On Temperature Scaling and Conformal Prediction of Deep Classifiers
Authors: Lahav Dabah, Tom Tirer
ICML 2025 | Venue PDF | Archive PDF | Plain Text | LLM Run Details
| Reproducibility Variable | Result | LLM Response |
|---|---|---|
| Research Type | Experimental | We start this paper with an extensive empirical study of its effect on prominent CP methods. We show that while TS calibration improves the class-conditional coverage of adaptive CP methods, surprisingly, it negatively affects their prediction set sizes. Motivated by this behavior, we explore the effect of TS on CP beyond its calibration application and reveal an intriguing trend under which it allows to trade prediction set size and conditional coverage of adaptive CP methods. Then, we establish a mathematical theory that explains the entire non-monotonic trend. Finally, based on our experiments and theory, we offer guidelines for practitioners to effectively combine adaptive CP with calibration, aligned with user-defined goals. |
| Researcher Affiliation | Academia | 1Faculty of Engineering, Bar-Ilan University, Ramat Gan, Israel. Correspondence to: Lahav Dabah <EMAIL>. |
| Pseudocode | No | The paper describes methods and processes in narrative text and mathematical formulations but does not include any explicitly labeled 'Pseudocode' or 'Algorithm' blocks or figures. |
| Open Source Code | Yes | Code for reproducing our experiments and applying our guidelines is available at https://github.com/lahavdabah/TS4CP. |
| Open Datasets | Yes | Datasets.
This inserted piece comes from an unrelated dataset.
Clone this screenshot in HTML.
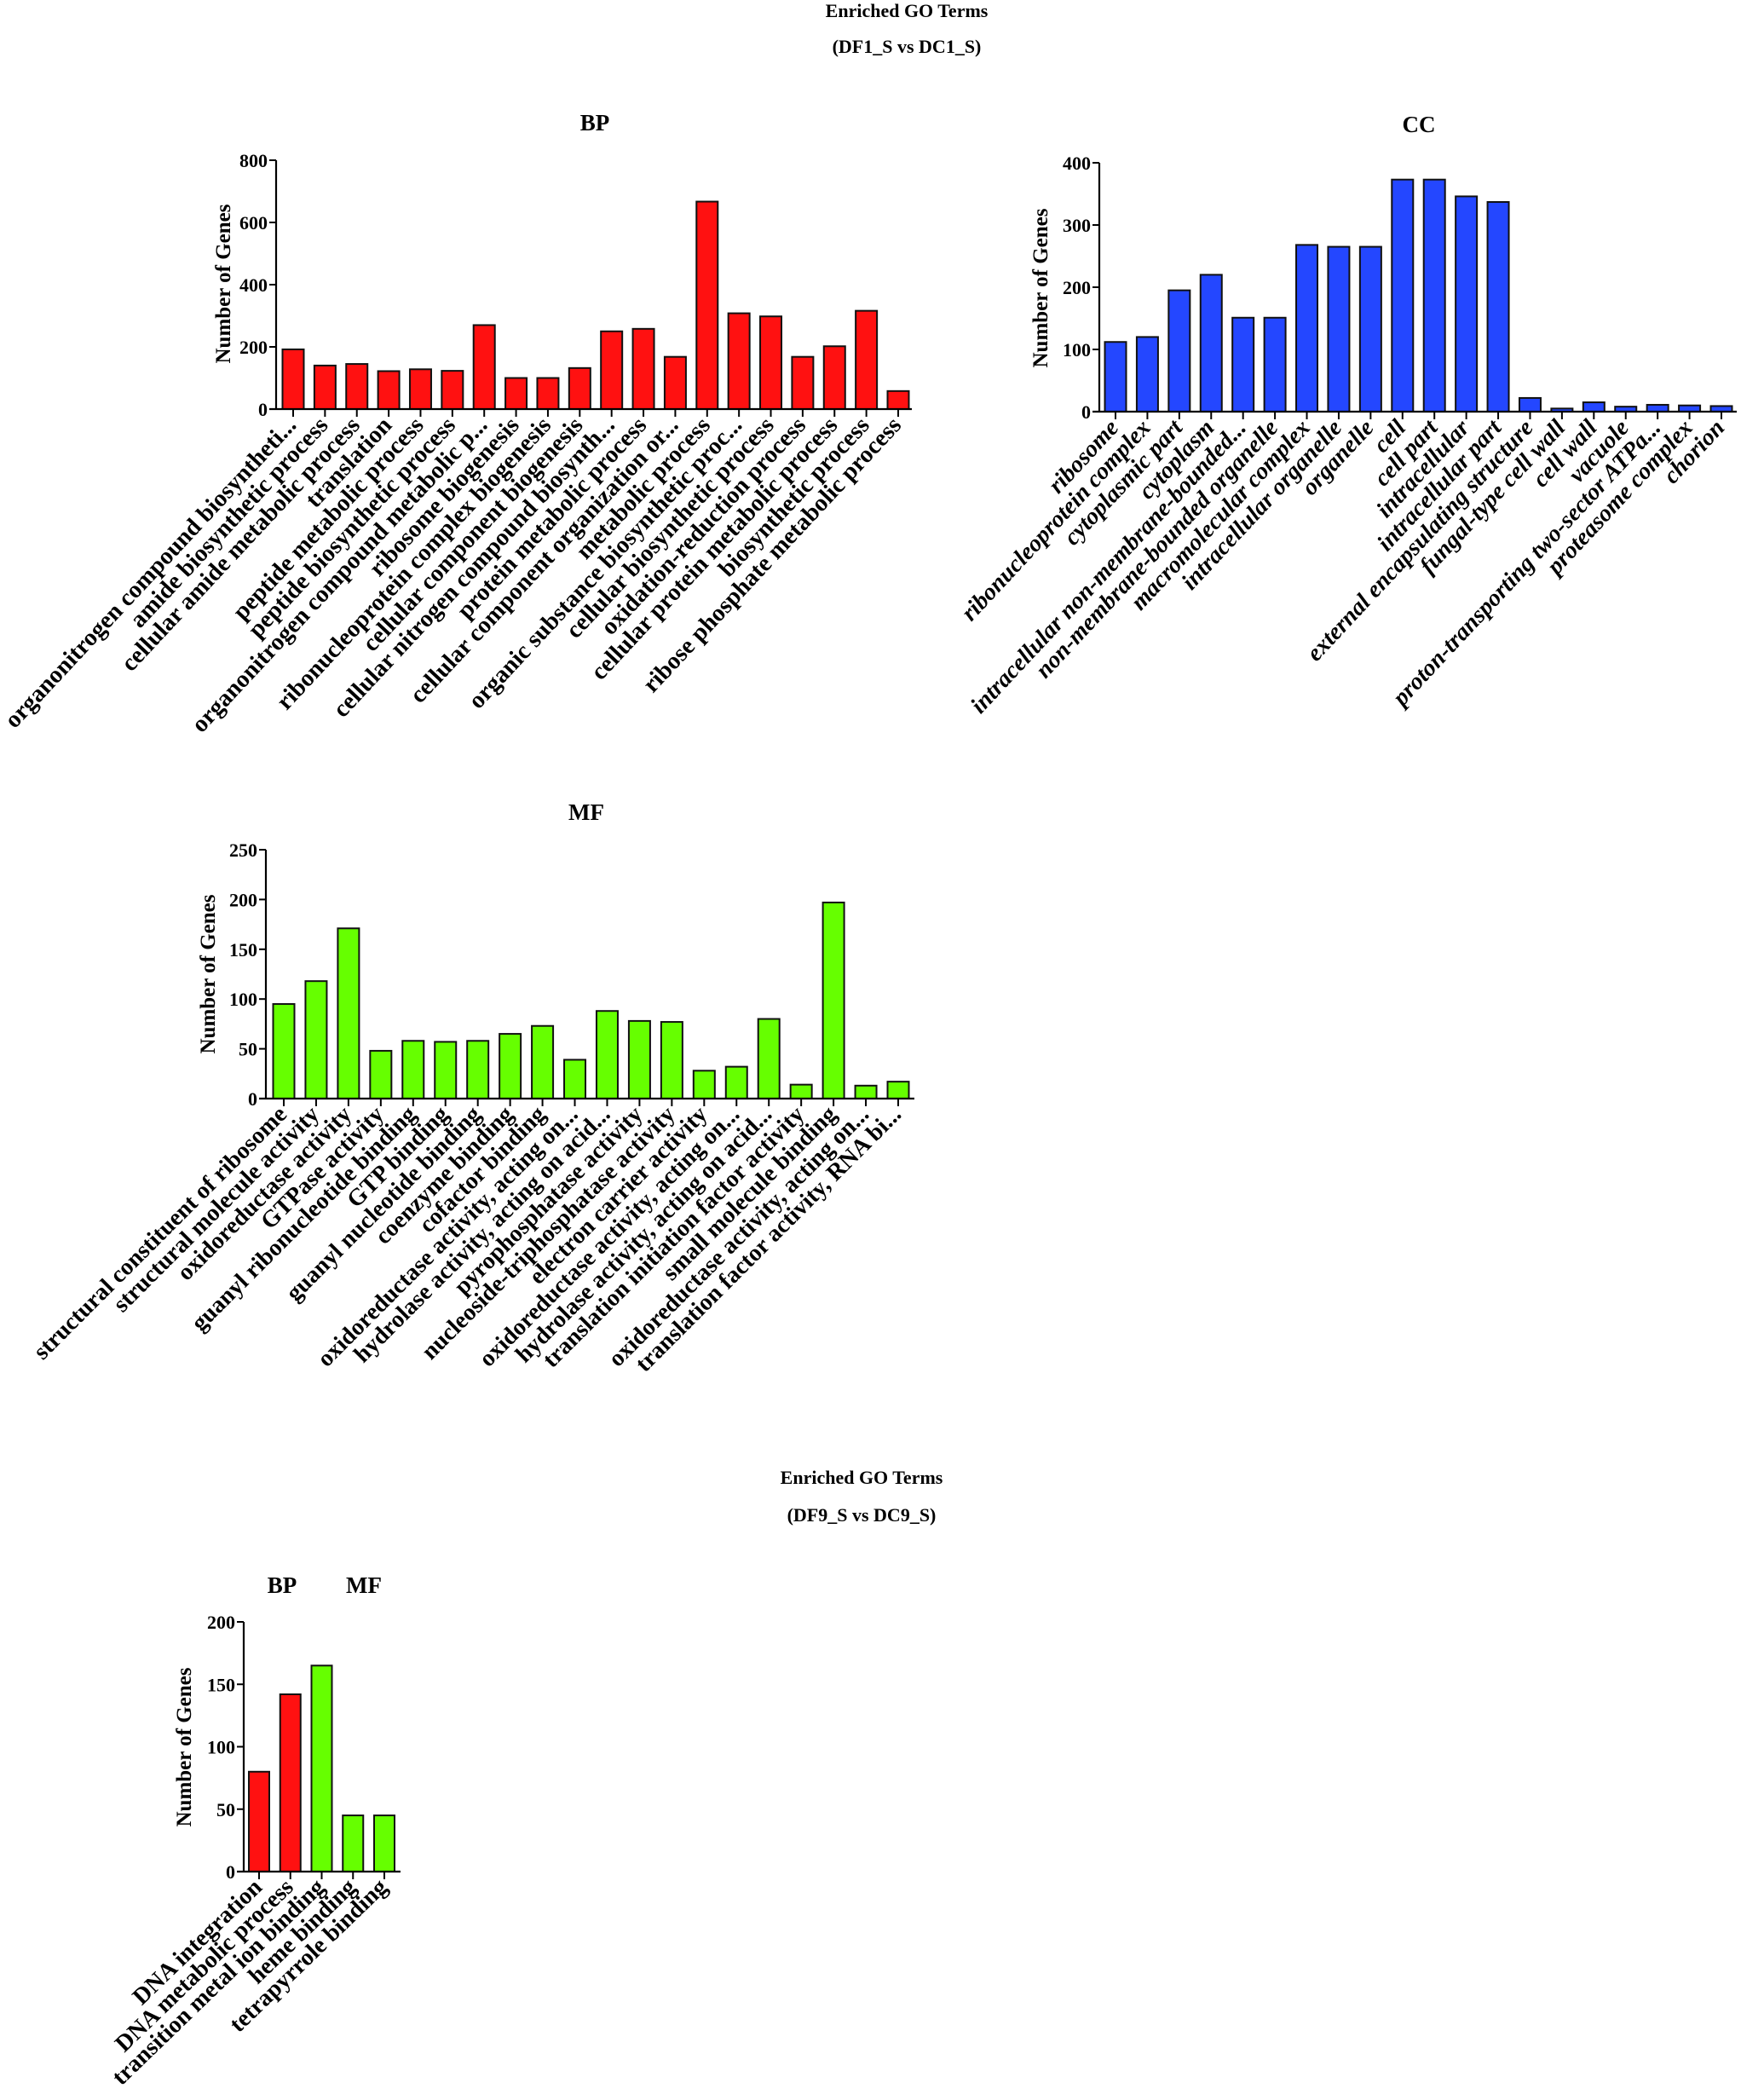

We conducted our experiment on CIFAR-10, CIFAR-100 (Krizhevsky et al., 2009) and Image Net (Deng et al., 2009) chosen for their diverse content and varying levels of difficulty. |
| Dataset Splits | Yes | TS calibration. For each dataset-model pair, we create a calibration set by randomly selecting 10% of the validation set. We obtain the calibration temperature T by optimizing the ECE objective. The optimal temperatures when using the NLL objective are very similar, as displayed in Table 3 in the Appendix B.3.1. This justifies using ECE as the default for the experiments. CP Algorithms. For each of the dataset-model pairs, we construct the CP set (used for computing the thresholds of CP methods) by randomly selecting {5%, 10%, 20%} of the validation set, while ensuring not to include in the CP set samples that are used in the TS calibration. |
| Hardware Specification | Yes | We conducted our experiments using an NVIDIA Ge Force GTX 1080 Ti. |
| Software Dependencies | No | The paper mentions using "TORCHVISION.MODELS sub-package" and training with general parameters (like SGD optimizer, Cross-Entropy loss) but does not provide specific version numbers for software libraries or programming languages required for reproduction. |
| Experiment Setup | Yes | For CIFAR-100 and CIFAR-10 models, we use: Batch size: 128; Epochs: 300; Cross-Entropy loss; Optimizer: SGD; Learning rate: 0.1; Momentum: 0.9; Weight decay: 0.0005. |